<<<<

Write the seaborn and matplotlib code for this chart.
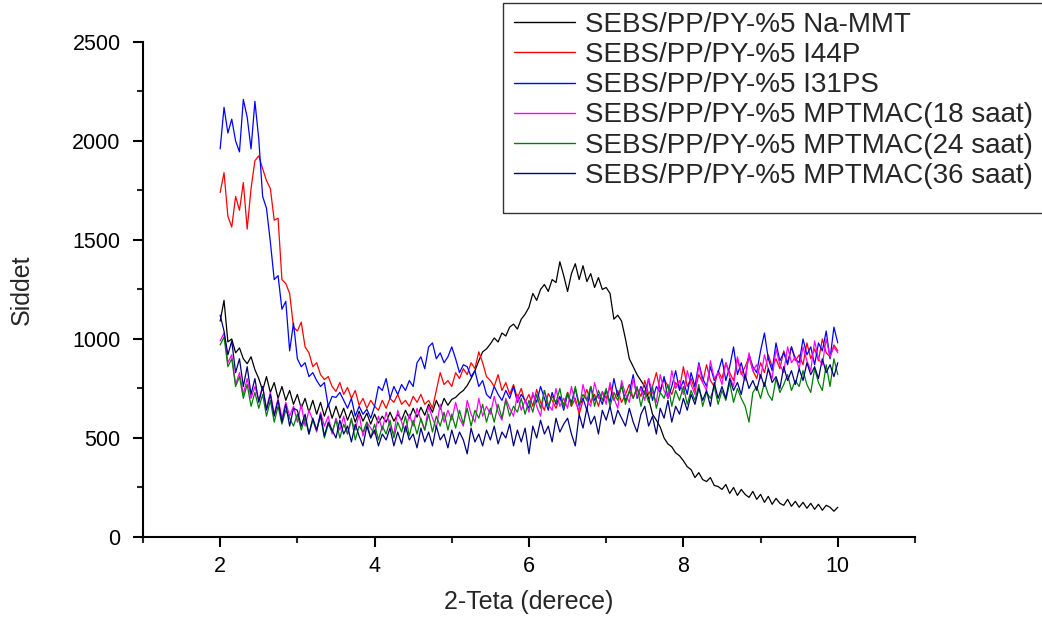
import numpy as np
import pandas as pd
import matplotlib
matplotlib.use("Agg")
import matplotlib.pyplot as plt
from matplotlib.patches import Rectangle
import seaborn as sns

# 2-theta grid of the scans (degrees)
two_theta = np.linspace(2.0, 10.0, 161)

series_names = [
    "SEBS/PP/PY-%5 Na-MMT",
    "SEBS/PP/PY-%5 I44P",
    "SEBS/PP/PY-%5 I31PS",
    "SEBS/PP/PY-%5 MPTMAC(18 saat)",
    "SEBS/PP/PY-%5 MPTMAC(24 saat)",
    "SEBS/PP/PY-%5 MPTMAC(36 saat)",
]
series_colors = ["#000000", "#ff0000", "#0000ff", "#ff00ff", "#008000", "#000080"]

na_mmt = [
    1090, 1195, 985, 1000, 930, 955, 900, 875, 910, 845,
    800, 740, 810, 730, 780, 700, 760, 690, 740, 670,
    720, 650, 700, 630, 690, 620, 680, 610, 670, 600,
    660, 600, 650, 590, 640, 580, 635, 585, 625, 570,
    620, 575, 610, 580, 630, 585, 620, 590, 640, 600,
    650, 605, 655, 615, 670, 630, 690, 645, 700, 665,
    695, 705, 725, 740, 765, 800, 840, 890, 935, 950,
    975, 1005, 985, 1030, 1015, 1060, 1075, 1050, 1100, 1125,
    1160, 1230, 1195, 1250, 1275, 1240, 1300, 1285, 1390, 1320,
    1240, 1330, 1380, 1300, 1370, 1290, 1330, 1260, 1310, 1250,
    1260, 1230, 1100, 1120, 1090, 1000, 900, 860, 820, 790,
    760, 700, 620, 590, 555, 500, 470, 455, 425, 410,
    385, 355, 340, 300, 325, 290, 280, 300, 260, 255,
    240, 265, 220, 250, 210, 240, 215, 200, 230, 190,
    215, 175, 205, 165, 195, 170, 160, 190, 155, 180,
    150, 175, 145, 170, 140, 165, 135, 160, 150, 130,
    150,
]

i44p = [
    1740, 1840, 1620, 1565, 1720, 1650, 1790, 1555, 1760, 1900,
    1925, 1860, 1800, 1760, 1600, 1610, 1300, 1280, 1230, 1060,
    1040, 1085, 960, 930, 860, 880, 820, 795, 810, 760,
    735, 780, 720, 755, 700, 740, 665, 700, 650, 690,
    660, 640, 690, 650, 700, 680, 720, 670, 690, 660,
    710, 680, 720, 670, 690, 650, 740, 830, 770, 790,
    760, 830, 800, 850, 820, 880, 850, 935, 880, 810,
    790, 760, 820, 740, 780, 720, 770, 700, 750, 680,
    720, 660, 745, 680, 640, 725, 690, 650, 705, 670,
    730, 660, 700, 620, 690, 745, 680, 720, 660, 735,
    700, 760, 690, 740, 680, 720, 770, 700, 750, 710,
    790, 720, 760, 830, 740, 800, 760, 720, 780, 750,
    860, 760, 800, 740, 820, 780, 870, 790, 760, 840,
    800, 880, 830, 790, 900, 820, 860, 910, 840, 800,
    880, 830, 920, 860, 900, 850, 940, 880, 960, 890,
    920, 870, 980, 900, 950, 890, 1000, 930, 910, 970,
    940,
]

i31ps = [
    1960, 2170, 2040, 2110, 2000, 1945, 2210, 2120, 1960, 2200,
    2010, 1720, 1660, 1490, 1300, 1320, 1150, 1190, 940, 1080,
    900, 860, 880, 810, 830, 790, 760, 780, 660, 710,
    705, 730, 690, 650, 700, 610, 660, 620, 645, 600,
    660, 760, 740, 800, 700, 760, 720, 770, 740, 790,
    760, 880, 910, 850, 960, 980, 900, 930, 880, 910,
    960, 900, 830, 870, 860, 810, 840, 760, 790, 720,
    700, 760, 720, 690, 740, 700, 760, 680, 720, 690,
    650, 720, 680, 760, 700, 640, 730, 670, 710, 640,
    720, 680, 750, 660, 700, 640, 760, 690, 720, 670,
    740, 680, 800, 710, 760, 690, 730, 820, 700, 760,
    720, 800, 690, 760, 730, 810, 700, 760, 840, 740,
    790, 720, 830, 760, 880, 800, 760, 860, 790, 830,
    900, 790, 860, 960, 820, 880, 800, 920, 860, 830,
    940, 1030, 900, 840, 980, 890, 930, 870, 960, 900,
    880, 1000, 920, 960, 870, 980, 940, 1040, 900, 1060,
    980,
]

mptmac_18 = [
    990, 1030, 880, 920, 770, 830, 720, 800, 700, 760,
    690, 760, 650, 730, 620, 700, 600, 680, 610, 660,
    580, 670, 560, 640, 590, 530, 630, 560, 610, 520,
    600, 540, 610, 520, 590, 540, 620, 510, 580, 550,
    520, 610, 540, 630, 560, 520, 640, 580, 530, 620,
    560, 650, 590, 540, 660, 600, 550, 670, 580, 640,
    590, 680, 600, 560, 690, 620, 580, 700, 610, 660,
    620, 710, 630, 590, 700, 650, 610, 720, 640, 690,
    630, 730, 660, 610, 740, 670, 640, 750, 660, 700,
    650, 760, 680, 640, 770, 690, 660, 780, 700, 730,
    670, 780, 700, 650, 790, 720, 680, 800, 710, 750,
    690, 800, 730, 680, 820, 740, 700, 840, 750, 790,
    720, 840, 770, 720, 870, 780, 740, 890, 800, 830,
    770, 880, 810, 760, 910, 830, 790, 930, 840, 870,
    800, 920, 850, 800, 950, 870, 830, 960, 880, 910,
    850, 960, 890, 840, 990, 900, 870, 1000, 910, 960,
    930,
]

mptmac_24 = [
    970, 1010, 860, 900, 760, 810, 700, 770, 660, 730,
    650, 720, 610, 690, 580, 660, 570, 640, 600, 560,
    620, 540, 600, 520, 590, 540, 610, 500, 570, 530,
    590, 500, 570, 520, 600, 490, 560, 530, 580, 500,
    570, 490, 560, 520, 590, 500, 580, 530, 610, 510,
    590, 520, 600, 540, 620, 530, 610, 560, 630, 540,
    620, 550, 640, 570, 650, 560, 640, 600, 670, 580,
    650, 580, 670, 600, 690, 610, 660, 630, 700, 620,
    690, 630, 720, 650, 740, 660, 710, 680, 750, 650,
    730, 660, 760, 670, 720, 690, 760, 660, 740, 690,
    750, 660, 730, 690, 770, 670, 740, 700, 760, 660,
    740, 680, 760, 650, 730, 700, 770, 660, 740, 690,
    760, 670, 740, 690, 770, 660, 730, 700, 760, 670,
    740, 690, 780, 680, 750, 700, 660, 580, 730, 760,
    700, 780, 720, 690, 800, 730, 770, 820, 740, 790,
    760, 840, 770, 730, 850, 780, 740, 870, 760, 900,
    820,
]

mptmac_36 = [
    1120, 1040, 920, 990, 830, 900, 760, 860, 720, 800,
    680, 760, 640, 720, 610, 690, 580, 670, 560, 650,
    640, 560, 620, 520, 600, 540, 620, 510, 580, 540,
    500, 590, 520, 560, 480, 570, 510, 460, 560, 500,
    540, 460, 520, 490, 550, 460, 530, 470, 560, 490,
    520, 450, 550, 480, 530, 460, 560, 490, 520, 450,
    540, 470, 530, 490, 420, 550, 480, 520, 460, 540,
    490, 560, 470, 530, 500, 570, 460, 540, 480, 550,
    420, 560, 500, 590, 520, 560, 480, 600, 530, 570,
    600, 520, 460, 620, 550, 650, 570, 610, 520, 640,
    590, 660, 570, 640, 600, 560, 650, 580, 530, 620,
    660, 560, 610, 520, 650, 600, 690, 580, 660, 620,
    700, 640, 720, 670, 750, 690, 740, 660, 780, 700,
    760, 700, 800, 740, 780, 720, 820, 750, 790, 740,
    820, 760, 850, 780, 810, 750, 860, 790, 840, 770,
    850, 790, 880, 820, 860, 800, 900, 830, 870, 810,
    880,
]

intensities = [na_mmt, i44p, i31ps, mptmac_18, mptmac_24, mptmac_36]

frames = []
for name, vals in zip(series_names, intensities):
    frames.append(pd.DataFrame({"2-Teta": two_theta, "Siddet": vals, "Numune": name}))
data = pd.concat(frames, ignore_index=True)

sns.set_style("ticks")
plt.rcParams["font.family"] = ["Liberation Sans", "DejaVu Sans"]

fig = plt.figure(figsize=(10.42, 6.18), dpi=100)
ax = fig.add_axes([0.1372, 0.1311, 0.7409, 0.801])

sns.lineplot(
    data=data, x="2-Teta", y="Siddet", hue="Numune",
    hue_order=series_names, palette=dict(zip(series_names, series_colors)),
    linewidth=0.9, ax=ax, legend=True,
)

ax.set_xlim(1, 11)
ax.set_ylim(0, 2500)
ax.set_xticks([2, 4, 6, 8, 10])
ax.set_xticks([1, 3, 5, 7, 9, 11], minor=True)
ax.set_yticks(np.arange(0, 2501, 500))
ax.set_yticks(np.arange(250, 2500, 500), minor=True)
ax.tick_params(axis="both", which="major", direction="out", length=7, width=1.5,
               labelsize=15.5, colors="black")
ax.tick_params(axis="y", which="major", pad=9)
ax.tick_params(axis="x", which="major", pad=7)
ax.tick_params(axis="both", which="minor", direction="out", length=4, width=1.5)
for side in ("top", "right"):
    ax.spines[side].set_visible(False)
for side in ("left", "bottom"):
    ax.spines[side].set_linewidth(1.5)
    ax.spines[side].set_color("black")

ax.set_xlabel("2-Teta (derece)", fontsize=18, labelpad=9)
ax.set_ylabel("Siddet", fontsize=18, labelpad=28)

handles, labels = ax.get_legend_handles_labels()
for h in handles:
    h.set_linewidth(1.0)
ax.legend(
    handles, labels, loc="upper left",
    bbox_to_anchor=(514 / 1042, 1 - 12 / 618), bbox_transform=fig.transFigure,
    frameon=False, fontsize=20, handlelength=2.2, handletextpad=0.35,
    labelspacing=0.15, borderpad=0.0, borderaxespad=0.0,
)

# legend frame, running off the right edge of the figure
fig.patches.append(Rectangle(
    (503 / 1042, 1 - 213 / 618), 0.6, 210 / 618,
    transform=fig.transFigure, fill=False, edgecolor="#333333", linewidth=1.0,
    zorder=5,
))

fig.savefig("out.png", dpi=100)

>>>>
<<<<

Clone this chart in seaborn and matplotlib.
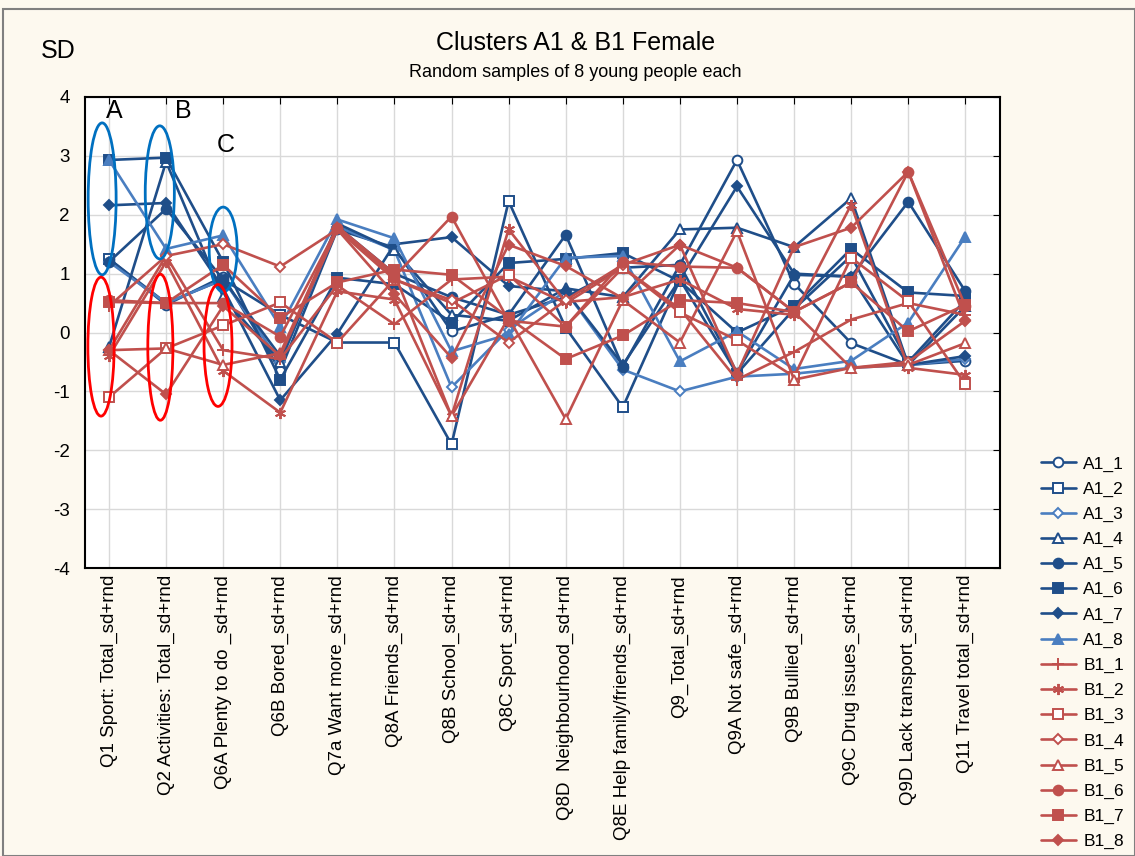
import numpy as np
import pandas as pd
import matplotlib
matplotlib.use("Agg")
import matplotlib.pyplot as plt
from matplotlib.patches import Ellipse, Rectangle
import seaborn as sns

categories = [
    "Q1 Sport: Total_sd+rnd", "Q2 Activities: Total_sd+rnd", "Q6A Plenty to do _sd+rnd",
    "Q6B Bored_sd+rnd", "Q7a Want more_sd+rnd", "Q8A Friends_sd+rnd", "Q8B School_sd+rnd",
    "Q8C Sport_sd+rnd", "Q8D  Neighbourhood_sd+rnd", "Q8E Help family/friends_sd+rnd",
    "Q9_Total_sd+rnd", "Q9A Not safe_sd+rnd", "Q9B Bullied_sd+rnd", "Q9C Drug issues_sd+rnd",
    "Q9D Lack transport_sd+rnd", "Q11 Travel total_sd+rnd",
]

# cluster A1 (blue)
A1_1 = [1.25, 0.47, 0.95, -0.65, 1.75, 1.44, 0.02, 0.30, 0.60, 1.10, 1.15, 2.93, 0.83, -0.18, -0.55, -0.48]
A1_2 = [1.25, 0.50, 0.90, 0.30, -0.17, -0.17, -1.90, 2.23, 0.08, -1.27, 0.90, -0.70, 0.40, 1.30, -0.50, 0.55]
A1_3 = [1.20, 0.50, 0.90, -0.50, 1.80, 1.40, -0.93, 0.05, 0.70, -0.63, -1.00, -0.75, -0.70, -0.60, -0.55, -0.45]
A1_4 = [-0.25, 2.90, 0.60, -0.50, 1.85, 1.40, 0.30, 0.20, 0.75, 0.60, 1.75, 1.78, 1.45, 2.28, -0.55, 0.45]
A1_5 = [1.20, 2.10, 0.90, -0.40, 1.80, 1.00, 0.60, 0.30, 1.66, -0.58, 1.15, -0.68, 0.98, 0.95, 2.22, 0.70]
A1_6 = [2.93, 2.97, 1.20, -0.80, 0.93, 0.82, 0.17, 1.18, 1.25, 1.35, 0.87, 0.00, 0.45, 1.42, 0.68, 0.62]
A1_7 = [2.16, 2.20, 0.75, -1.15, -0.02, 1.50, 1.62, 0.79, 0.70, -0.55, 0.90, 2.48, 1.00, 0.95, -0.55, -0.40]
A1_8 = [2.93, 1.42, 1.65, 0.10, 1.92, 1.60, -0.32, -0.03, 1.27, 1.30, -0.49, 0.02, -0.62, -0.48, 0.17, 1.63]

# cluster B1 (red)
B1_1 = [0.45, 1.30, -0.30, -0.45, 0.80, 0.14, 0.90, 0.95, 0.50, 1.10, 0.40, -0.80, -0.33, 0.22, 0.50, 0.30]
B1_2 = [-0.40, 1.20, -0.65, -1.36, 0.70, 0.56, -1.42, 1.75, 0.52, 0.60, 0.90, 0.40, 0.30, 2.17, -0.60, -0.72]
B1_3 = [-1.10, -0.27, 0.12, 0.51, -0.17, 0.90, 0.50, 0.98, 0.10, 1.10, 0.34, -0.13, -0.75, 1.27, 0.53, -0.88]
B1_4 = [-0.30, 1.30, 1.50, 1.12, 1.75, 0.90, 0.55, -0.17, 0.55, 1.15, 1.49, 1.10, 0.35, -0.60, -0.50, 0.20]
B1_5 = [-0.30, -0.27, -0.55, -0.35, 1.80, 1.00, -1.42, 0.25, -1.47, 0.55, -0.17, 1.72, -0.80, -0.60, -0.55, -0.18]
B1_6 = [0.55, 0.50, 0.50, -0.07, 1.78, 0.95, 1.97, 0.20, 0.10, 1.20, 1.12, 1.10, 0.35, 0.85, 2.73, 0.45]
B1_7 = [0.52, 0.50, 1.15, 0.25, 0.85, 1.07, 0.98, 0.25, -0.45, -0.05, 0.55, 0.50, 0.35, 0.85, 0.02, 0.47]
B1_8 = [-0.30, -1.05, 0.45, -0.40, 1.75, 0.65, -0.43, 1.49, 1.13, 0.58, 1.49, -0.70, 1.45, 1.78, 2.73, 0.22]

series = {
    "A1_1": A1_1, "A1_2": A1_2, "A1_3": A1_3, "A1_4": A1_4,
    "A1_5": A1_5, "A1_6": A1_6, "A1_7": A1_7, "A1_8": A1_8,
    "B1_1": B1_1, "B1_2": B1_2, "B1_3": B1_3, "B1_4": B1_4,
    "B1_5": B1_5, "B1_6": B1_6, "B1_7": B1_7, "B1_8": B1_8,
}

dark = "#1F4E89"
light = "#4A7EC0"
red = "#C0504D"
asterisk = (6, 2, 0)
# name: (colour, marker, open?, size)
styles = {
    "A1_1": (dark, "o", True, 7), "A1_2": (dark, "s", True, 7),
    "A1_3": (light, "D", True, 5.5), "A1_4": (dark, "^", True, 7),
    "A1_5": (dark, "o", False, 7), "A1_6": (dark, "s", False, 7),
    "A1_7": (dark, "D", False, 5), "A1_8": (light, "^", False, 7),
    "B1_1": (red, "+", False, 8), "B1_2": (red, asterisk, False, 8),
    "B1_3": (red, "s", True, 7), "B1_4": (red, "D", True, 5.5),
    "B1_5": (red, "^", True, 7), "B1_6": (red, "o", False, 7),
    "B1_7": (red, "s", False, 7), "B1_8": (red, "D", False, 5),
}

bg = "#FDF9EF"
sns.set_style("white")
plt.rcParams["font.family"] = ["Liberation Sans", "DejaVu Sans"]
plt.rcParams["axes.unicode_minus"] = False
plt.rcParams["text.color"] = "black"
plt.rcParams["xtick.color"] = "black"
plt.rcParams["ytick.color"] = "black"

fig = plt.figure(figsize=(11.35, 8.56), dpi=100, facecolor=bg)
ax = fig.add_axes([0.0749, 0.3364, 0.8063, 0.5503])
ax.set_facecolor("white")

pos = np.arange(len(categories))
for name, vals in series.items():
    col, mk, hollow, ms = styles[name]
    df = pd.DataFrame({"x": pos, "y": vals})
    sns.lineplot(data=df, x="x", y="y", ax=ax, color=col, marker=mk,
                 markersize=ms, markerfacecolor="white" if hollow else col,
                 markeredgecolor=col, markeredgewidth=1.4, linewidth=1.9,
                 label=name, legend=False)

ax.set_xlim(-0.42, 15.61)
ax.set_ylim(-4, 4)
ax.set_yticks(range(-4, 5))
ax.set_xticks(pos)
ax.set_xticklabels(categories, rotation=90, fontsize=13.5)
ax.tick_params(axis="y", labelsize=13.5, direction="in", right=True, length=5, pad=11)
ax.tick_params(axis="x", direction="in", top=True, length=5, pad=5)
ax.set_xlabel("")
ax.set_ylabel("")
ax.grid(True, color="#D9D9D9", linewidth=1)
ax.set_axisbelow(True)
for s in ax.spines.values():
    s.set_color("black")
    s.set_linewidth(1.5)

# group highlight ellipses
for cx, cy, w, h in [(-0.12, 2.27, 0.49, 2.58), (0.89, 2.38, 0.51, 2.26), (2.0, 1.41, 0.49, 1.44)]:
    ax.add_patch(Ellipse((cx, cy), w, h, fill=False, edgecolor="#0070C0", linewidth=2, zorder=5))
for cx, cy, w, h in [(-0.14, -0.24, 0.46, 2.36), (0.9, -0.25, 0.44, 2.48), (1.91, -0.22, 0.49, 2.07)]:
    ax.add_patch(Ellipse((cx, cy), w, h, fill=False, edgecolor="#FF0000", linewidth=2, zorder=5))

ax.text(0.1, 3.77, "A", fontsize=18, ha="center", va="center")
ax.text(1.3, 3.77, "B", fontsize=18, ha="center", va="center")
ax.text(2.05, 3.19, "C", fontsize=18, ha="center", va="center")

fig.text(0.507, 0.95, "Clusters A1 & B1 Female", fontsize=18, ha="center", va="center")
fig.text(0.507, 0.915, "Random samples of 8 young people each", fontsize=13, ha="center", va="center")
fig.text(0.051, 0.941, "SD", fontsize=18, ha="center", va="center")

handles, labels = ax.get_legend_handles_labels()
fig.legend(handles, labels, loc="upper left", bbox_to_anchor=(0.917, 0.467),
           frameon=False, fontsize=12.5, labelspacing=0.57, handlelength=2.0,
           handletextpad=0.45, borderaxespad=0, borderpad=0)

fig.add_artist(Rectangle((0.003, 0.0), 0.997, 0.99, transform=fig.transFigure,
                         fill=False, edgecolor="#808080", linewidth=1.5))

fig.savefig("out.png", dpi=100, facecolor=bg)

>>>>
<<<<

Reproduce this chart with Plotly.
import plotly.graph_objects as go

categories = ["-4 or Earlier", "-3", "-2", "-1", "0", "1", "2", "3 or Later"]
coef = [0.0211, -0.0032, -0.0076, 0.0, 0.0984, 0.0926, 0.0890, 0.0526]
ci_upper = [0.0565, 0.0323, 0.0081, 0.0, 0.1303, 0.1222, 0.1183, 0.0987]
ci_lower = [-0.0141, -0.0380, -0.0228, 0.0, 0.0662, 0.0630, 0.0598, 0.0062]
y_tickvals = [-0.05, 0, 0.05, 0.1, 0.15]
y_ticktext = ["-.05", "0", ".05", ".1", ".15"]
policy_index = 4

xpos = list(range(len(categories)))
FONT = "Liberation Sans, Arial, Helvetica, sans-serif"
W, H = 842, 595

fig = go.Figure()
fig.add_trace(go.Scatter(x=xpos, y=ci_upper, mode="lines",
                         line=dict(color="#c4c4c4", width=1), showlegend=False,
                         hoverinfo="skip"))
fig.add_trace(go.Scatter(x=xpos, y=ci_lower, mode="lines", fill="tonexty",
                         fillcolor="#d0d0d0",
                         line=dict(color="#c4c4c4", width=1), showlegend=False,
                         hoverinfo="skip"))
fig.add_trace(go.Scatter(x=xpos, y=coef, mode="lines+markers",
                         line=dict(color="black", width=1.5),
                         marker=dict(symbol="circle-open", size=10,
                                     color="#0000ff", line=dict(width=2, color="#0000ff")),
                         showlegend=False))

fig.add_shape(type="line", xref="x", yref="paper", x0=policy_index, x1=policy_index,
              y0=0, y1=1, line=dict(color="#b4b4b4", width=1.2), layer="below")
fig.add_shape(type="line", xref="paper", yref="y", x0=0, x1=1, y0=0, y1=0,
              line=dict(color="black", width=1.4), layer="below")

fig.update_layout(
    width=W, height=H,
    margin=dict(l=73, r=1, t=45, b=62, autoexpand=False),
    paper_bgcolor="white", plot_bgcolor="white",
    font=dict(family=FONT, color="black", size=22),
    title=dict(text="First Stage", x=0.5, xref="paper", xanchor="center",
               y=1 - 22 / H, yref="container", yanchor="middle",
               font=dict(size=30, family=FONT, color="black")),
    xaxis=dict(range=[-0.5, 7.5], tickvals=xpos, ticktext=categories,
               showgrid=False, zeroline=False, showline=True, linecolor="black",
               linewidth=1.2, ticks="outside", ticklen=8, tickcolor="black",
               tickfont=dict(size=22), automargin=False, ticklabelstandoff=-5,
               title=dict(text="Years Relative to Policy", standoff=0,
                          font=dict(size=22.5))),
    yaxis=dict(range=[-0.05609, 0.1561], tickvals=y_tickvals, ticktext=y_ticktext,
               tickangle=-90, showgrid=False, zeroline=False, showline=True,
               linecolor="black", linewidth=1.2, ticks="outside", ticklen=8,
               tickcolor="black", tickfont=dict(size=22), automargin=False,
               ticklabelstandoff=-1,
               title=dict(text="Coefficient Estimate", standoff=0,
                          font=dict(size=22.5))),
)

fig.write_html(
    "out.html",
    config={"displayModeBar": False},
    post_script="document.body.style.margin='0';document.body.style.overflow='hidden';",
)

>>>>

• WHAT IS EXPECTED: Without the pictures, give again exactly the lines above starting at the line containing "Write the seaborn" and ending at the line containing "two_theta = np.linspace(2.0, 10.0, 161)".

• SOLUTION TO THIS EXERCISE:
Write the seaborn and matplotlib code for this chart.
import numpy as np
import pandas as pd
import matplotlib
matplotlib.use("Agg")
import matplotlib.pyplot as plt
from matplotlib.patches import Rectangle
import seaborn as sns

# 2-theta grid of the scans (degrees)
two_theta = np.linspace(2.0, 10.0, 161)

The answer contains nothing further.